UU ASN secara tegas menyatakan bahwa ASN adalah
sebuah profesi (Pasal 1 angka 1). Dengan adanya UU ASN, kini seorang pegawai
ASN harus memenuhi prinsip, nilai dasar, dan kode etik ASN, layaknya profesi
lainnya seperti dokter, insinyur sipil, dan advokat. Keberadaan prinsip, nilai
dasar, dan kode etik inilah yang menjadikan orientasi pada profesionalitas
dalam UU ASN menjadi lebih berdasar dibandingkan upaya sebelumnya lewat UU
43/1999. Terkait dengan hasil kerja,
secara teknis setiap jabatan dalam ASN memiliki sasaran kerja yang harus
dicapai. Namun demikian, secara filosofis, aparatur negara sebagai abdi
masyarakat dan entitas dari birokrasi dalam setiap peran dan tugasnya harus mampu memberi solusi dan kontribusi dalam memberikan pelayanan yang
terbaik kepada masyarakat guna menyelesaikan berbagai permasalahan di
dalam masyarakat. Solusi perbaikan pelayanan tidak dapat dilakukan dengan
tampilan kekuatan otoritas dan kewenangan (show of force) yang berlebihan. Aparatur negara sebagai
sebuah kekuatan yang terkendali dan
terukur serta bebas dari kepentingan diharapkan menampilkan kinerjanya dalam pelayanan kepada masyarakat. Inilah esensi
pokok keberadaan aparatur negara dalam berbagai bidang kehidupan bermasyarakat,
berbangsa dan bernegara. Peningkatan kinerja sebagai wujud profesionalitas memiliki
posisi yang sangat strategis terhadap keberhasilan tujuan bernegara dan
pembangunan nasional. Tidak ada
pelaksanaan perubahan yang tidak melibatkan birokrasi sesuai peran dan tugasnya
dari pusat sampai pelosok negeri, dari ujung negeri Sabang sampai Merauke, dari Miangas
sampai Pulau Rote.
Mengingat filosofi dan sifatnya sebagaimana
tergambarkan di atas, maka profesionalitas bagi seorang pegawai ASN tidak bisa
hanya diartikan sebagai berkeahlian (expertise),
tetapi juga harus beretika (ethical).
Seorang menjadi berkeahlian karena telah memiliki pengalaman (experience) dan menerima pengetahuan
dari sistem pendidikan dan pelatihan (education
and training). Sementara itu, menurut
Koven (2015), etika bagi aparatur negara adalah mendukung misi pemerintahan
yang memiliki legitimasi sejauh misi tersebut sesuai dengan nilai-nilai
kebenaran. Pegawai yang beretika dapat memilih opsi bersuara (voice) lewat mekanisme
internal/eksternal atau meninggalkan posisinya (exit) apabila pegawai tersebut menemukan bahwa misi yang dijalankan
pemerintah telah mencederai nilai-nilai kebenaran. Elemen expert dan ethical
seperti ini menjadikan profesionalitas sebagai
karakter yang dinamis, dapat berubah sesuai dengan kebutuhan masyarakat
(sebagai sasaran dari expertise) dan
arah serta perilaku kebijakan pemerintah (sebagai landasan untuk bersifat ethical).

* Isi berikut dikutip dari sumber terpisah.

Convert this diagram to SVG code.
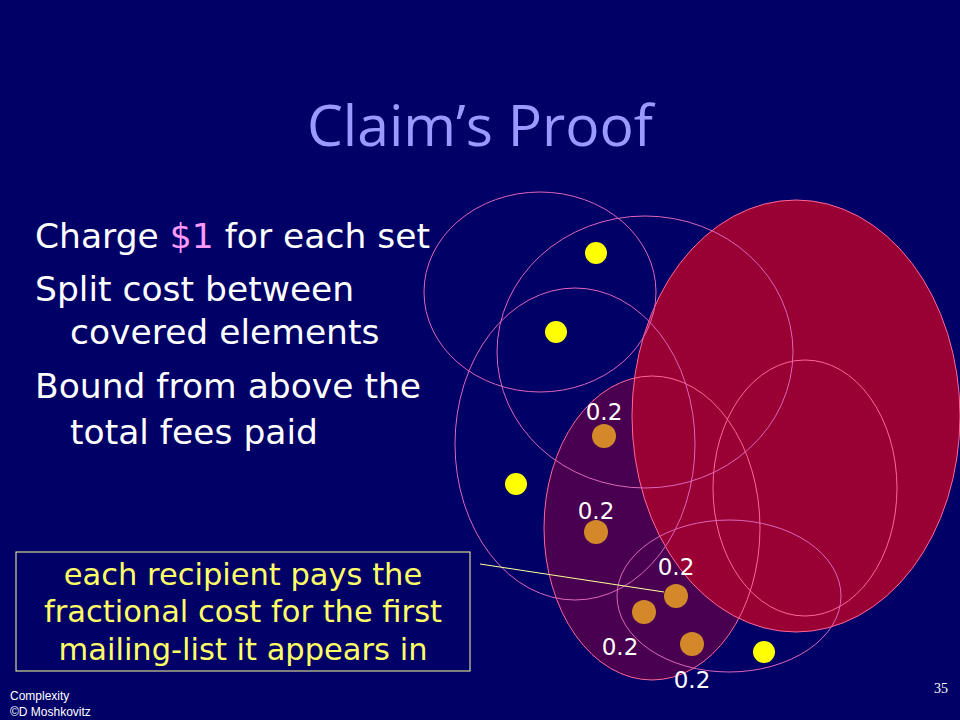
<svg xmlns="http://www.w3.org/2000/svg" width="960" height="720" viewBox="0 0 960 720">
<defs>
<style>
.bg{fill:#000066}
.set{fill:none;stroke:#dd66bb;stroke-width:1}
.setr{fill:none;stroke:#ff6699;stroke-width:1}
.ydot{fill:#ffff00}
.odot{fill:#d4882a}
.lbl{font-family:"DejaVu Sans",sans-serif;font-size:23px;fill:#ffffff;text-anchor:middle}
.body{font-family:"DejaVu Sans",sans-serif;font-size:34.5px;fill:#ffffff}
.note{font-family:"DejaVu Sans",sans-serif;font-size:30.5px;fill:#ffff66;text-anchor:middle}
.foot{font-family:"Liberation Sans",Arial,sans-serif;font-size:12px;fill:#ffffff}
</style>
</defs>
<rect class="bg" x="0" y="0" width="960" height="720"/>
<text x="480" y="146" font-family="'Open Sans','DejaVu Sans',sans-serif" font-size="57" fill="#9999ff" text-anchor="middle">Claim’s Proof</text>
<g id="bullets">
<text class="body" x="35" y="248">Charge <tspan fill="#ff99ff">$1</tspan> for each set</text>
<text class="body" x="35" y="301">Split cost between</text>
<text class="body" x="70" y="344">covered elements</text>
<text class="body" x="35" y="398">Bound from above the</text>
<text class="body" x="70" y="444">total fees paid</text>
</g>
<g id="fills">
<ellipse cx="652" cy="528" rx="108" ry="152" fill="#4a0050"/>
<ellipse cx="796" cy="416" rx="164" ry="216" fill="#990033"/>
</g>
<g id="set-big-red"><ellipse class="setr" cx="796" cy="416" rx="164" ry="216"/></g>
<g id="set-purple"><ellipse class="setr" cx="652" cy="528" rx="108" ry="152"/></g>
<g id="set-top"><ellipse class="set" cx="540" cy="292" rx="116" ry="100"/></g>
<g id="set-second"><ellipse class="set" cx="645" cy="352" rx="148" ry="136"/></g>
<g id="set-left"><ellipse class="set" cx="575" cy="444" rx="120" ry="156"/></g>
<g id="set-right-inner"><ellipse class="setr" cx="805" cy="488" rx="92" ry="128"/></g>
<g id="set-bottom"><ellipse class="set" cx="729" cy="596" rx="112" ry="76"/></g>
<g id="connectors"><line x1="480" y1="564" x2="664" y2="592" stroke="#ffff99" stroke-width="1"/></g>
<g id="elements">
<circle class="ydot" cx="596" cy="253" r="11"/>
<circle class="ydot" cx="556" cy="332" r="11"/>
<circle class="ydot" cx="516" cy="484" r="11"/>
<circle class="ydot" cx="764" cy="652" r="11"/>
<circle class="odot" cx="604" cy="436" r="12"/>
<circle class="odot" cx="596" cy="532" r="12"/>
<circle class="odot" cx="676" cy="596" r="12"/>
<circle class="odot" cx="644" cy="612" r="12"/>
<circle class="odot" cx="692" cy="644" r="12"/>
<text class="lbl" x="604" y="420">0.2</text>
<text class="lbl" x="596" y="519">0.2</text>
<text class="lbl" x="676" y="575">0.2</text>
<text class="lbl" x="620" y="655">0.2</text>
<text class="lbl" x="692" y="688">0.2</text>
</g>
<g id="note">
<rect x="16" y="552" width="454" height="119" fill="#000066" stroke="#ffff99" stroke-width="1"/>
<text class="note" x="243" y="585">each recipient pays the</text>
<text class="note" x="243" y="622">fractional cost for the first</text>
<text class="note" x="243" y="660">mailing-list it appears in</text>
</g>
<text class="foot" x="10" y="700">Complexity</text>
<text class="foot" x="10" y="716">©D Moshkovitz</text>
<text x="948" y="693" font-family="'Liberation Serif',serif" font-size="14" fill="#ffffff" text-anchor="end">35</text>
</svg>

Pegawai ASN yang profesional memiliki legalitas
dalam menjalankan profesinya, karena pegawai tersebut diangkat secara formal
berdasarkan pertimbangan keahliannya untuk memberikan pelayanan kepada
masyarakat. Adanya aspek legalitas tersebut memberikan legitimasi hukum bagi
pegawai ASN yang menjadikannya profesi yang dihormati di masyarakat. Akan
tetapi, legitimasi hukum tersebut tidaklah cukup, karena tujuan pemerintahan
pada akhirnya adalah memperoleh kepercayaan publik (public trust). Inilah yang menjadi sumber legitimasi sosial dari
profesionalitas pegawai ASN. Seorang pegawai ASN yang menduduki jabatan
tertentu karena diangkat dengan keputusan resmi an sich namun tidak benar-benar menggunakan keahliannya untuk
bekerja demi perbaikan bangsa tidak dapat dikatakan sebagai profesional. Untuk
dapat dikatakan memiliki profesionalitas, pegawai ASN harus berusaha memperoleh
legitimasi sosial berupa kepercayaan publik.

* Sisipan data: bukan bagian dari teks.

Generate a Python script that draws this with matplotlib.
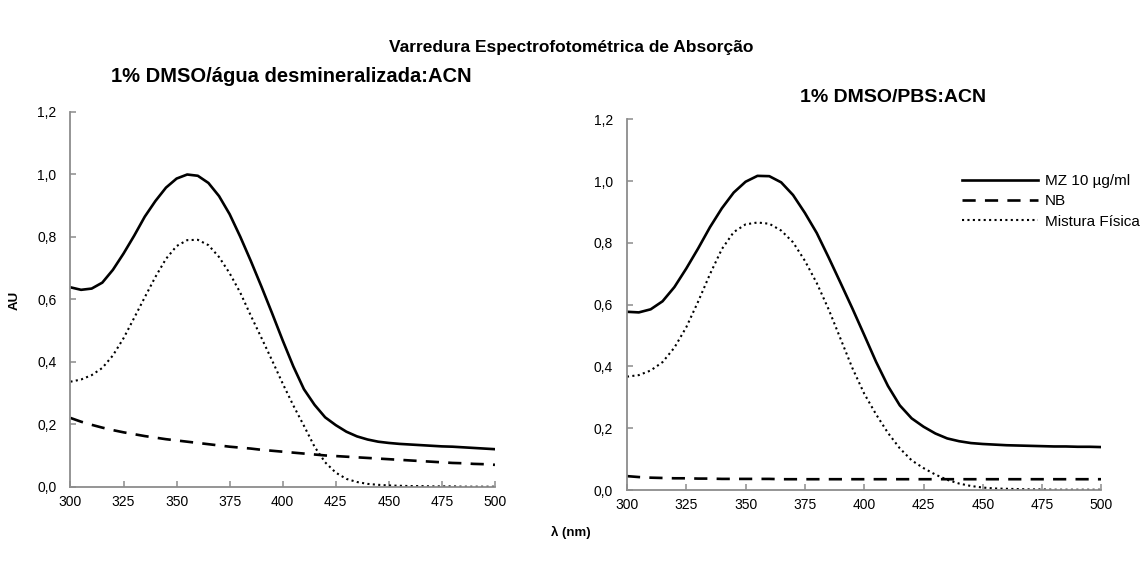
import numpy as np
import matplotlib
matplotlib.use("Agg")
import matplotlib.pyplot as plt
from matplotlib.ticker import FuncFormatter

plt.rcParams['font.family'] = ['Liberation Sans', 'DejaVu Sans']

# wavelength grid (nm)
wl = list(range(300, 505, 5))

# 1% DMSO/água desmineralizada:ACN
mz_agua = [0.638, 0.630, 0.634, 0.653, 0.694, 0.746, 0.803, 0.864, 0.914, 0.957,
           0.986, 0.999, 0.995, 0.972, 0.930, 0.872, 0.800, 0.722, 0.640, 0.555,
           0.468, 0.385, 0.312, 0.262, 0.222, 0.197, 0.176, 0.161, 0.151, 0.144,
           0.140, 0.137, 0.135, 0.133, 0.131, 0.129, 0.128, 0.126, 0.124, 0.122, 0.120]
nb_agua = [0.220, 0.208, 0.198, 0.189, 0.181, 0.174, 0.168, 0.162, 0.157, 0.152,
           0.148, 0.144, 0.140, 0.136, 0.132, 0.128, 0.125, 0.122, 0.118, 0.115,
           0.112, 0.109, 0.106, 0.103, 0.100, 0.098, 0.096, 0.094, 0.092, 0.090,
           0.088, 0.086, 0.084, 0.082, 0.080, 0.078, 0.076, 0.075, 0.073, 0.072, 0.070]
mf_agua = [0.336, 0.343, 0.357, 0.380, 0.420, 0.475, 0.540, 0.606, 0.671, 0.729,
           0.770, 0.789, 0.790, 0.773, 0.735, 0.683, 0.621, 0.547, 0.476, 0.404,
           0.330, 0.260, 0.195, 0.128, 0.078, 0.045, 0.025, 0.015, 0.009, 0.006,
           0.004, 0.003, 0.002, 0.002, 0.001, 0.001, 0.001, 0.000, 0.000, 0.000, 0.000]

# 1% DMSO/PBS:ACN
mz_pbs = [0.577, 0.575, 0.585, 0.611, 0.657, 0.717, 0.782, 0.851, 0.912, 0.963,
          0.998, 1.017, 1.016, 0.996, 0.955, 0.897, 0.832, 0.753, 0.671, 0.588,
          0.502, 0.415, 0.337, 0.274, 0.232, 0.205, 0.183, 0.167, 0.158, 0.152,
          0.149, 0.147, 0.145, 0.144, 0.143, 0.142, 0.141, 0.141, 0.140, 0.140, 0.139]
nb_pbs = [0.045, 0.042, 0.040, 0.039, 0.038, 0.038, 0.037, 0.037, 0.036, 0.036,
          0.036, 0.036, 0.036, 0.035, 0.035, 0.035, 0.035, 0.035, 0.035, 0.035,
          0.035, 0.035, 0.035, 0.035, 0.035, 0.035, 0.035, 0.035, 0.035, 0.035,
          0.035, 0.035, 0.035, 0.035, 0.035, 0.035, 0.035, 0.035, 0.035, 0.035, 0.035]
mf_pbs = [0.367, 0.372, 0.387, 0.414, 0.461, 0.527, 0.610, 0.699, 0.780, 0.835,
          0.860, 0.866, 0.862, 0.840, 0.802, 0.742, 0.670, 0.585, 0.490, 0.395,
          0.312, 0.245, 0.185, 0.135, 0.096, 0.071, 0.050, 0.033, 0.021, 0.013,
          0.008, 0.005, 0.004, 0.003, 0.002, 0.002, 0.001, 0.001, 0.001, 0.001, 0.001]

labels = ['MZ 10 µg/ml', 'NB', 'Mistura Física']
xticks = list(range(300, 525, 25))
yticks = [0.0, 0.2, 0.4, 0.6, 0.8, 1.0, 1.2]

fig = plt.figure(figsize=(11.42, 5.74), dpi=100)
ax1 = fig.add_axes([0.0617, 0.1521, 0.3717, 0.6533])
ax2 = fig.add_axes([0.549, 0.1463, 0.4155, 0.6458])

axis_gray = '#8c8c8c'


def draw(ax, mz, nb, mf):
    ax.plot(wl, mz, color='black', lw=1.9, ls='-', label=labels[0])
    ax.plot(wl, nb, color='black', lw=1.9, ls=(0, (5, 3.5)), label=labels[1])
    ax.plot(wl, mf, color='black', lw=1.5, ls=(0, (1, 1.6)), label=labels[2])
    ax.set_xlim(300, 500)
    ax.set_ylim(0, 1.2)
    ax.set_xticks(xticks)
    ax.set_yticks(yticks)
    ax.yaxis.set_major_formatter(FuncFormatter(lambda v, p: f'{v:.1f}'.replace('.', ',')))
    for s in ['top', 'right']:
        ax.spines[s].set_visible(False)
    for s in ['left', 'bottom']:
        ax.spines[s].set_color(axis_gray)
        ax.spines[s].set_linewidth(1.3)
    ax.tick_params(direction='in', length=4, width=1.1, color=axis_gray,
                   labelsize=10, labelcolor='black')
    ax.tick_params(axis='x', pad=6)
    ax.tick_params(axis='y', pad=10)
    ax.patch.set_alpha(0)


draw(ax1, mz_agua, nb_agua, mf_agua)
draw(ax2, mz_pbs, nb_pbs, mf_pbs)

ax2.legend(loc='upper left', bbox_to_anchor=(0.842, 0.697), bbox_transform=fig.transFigure,
           frameon=False, fontsize=11, handlelength=5.0, handletextpad=0.45,
           labelspacing=0.42, borderaxespad=0, borderpad=0)

fig.text(0.5, 0.918, 'Varredura Espectrofotométrica de Absorção', ha='center', va='center',
         fontsize=12.5, fontweight='bold')
fig.text(0.255, 0.866, '1% DMSO/água desmineralizada:ACN', ha='center', va='center',
         fontsize=14.5, fontweight='bold')
fig.text(0.782, 0.831, '1% DMSO/PBS:ACN', ha='center', va='center',
         fontsize=14, fontweight='bold')
fig.text(0.013, 0.477, 'AU', ha='center', va='center', rotation=90,
         fontsize=9.5, fontweight='bold')
fig.text(0.5, 0.073, 'λ (nm)', ha='center', va='center', fontsize=9.5, fontweight='bold')

fig.savefig('out.png', dpi=100)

Revolusi Mental dan pembangunan
profesionalitas pegawai ASN
Karakter expert
dan ethical dalam profesionalitas
bukanlah karakter yang dapat dibentuk dengan mudah, terutama untuk pegawai ASN
yang telah terbiasa dengan institusi yang terbangun sejak masa Orde Baru, yaitu
pendekatan kepatuhan dan penyimpangan-penyimpangan sistem merit yang dianggap
lazim. Dalam pendekatan historical
institutionalism, sejarah dan institusional memainkan peran utama dalam
menentukan nilai-nilai yang dipegang oleh individu dan kelompok (Pollitt &
Bouckaert: 2009). Akibatnya, ketergantungan pada sejarah (path dependency) menjadi jamak terjadi pada banyak upaya reformasi,
termasuk pada upaya membangun profesionalitas pegawai ASN. Path dependency menjadikan perubahan besar justru cenderung
bersifat parsial pada praktiknya karena dibenturkan pada institusi yang telah
ada dan pada akhirnya mengalah pada institusi tersebut.

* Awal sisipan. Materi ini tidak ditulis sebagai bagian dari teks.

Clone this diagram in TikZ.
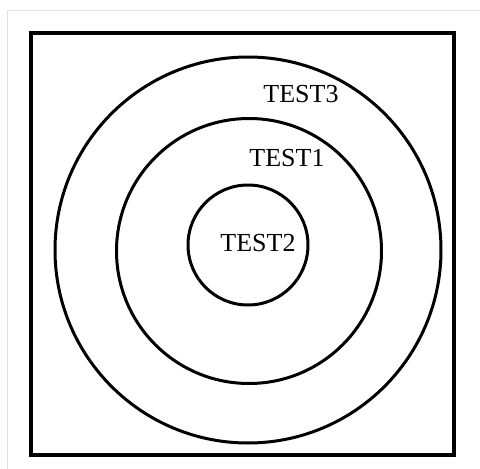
\documentclass[tikz,border=0pt]{standalone}
\usepackage{fontspec}
\setmainfont{Liberation Serif}
\begin{document}
\begin{tikzpicture}[x=1pt,y=-1pt]
\useasboundingbox (0,0) rectangle (480,469);
\draw[black!12,line width=1pt] (7,469)--(7,10)--(480,10);
\draw[line width=3.5pt] (31,33) rectangle (454,455);
\node[draw,circle,line width=3pt,inner sep=0pt,minimum size=386pt] (ring_out) at (248,250) {};
\node[draw,circle,line width=3pt,inner sep=0pt,minimum size=265pt] (ring_mid) at (249,251) {};
\node[draw,circle,line width=3pt,inner sep=0pt,minimum size=120pt] (ring_in) at (248,245) {};
\node[font=\fontsize{26}{31}\selectfont,inner sep=0pt] (lbl_out) at (301,94) {TEST3};
\node[font=\fontsize{26}{31}\selectfont,inner sep=0pt] (lbl_mid) at (287,158) {TEST1};
\node[font=\fontsize{26}{31}\selectfont,inner sep=0pt] (lbl_in) at (258,243) {TEST2};
\end{tikzpicture}
\end{document}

Meskipun demikian, sejarah dan institusional
sejatinya adalah konstruksi sosial yang diciptakan secara kolektif oleh
aktor-aktor yang dominan. Meskipun banyak dikritik akibat simplifikasi
berlebihan dalam asumsinya, teori rational
choice dapat memberikan kontribusi besar dalam diskusi ini. Berpijak dari
ilmu ekonomi, teori ini mengasumsikan bahwa setiap manusia pada dasarnya
berusaha memuaskan kebutuhannya (utility
maximiser). Bagi birokrat, utility
maximiser dimanifestasikan dengan perilaku membesarkan anggaran organisasi
(budget maximiser) sebagaimana
dinyatakan oleh Niskanen (1971) atau dengan perilaku meningkatkan posisi
strategis organisasi dalam arena kekuasaan (bureau-shaping)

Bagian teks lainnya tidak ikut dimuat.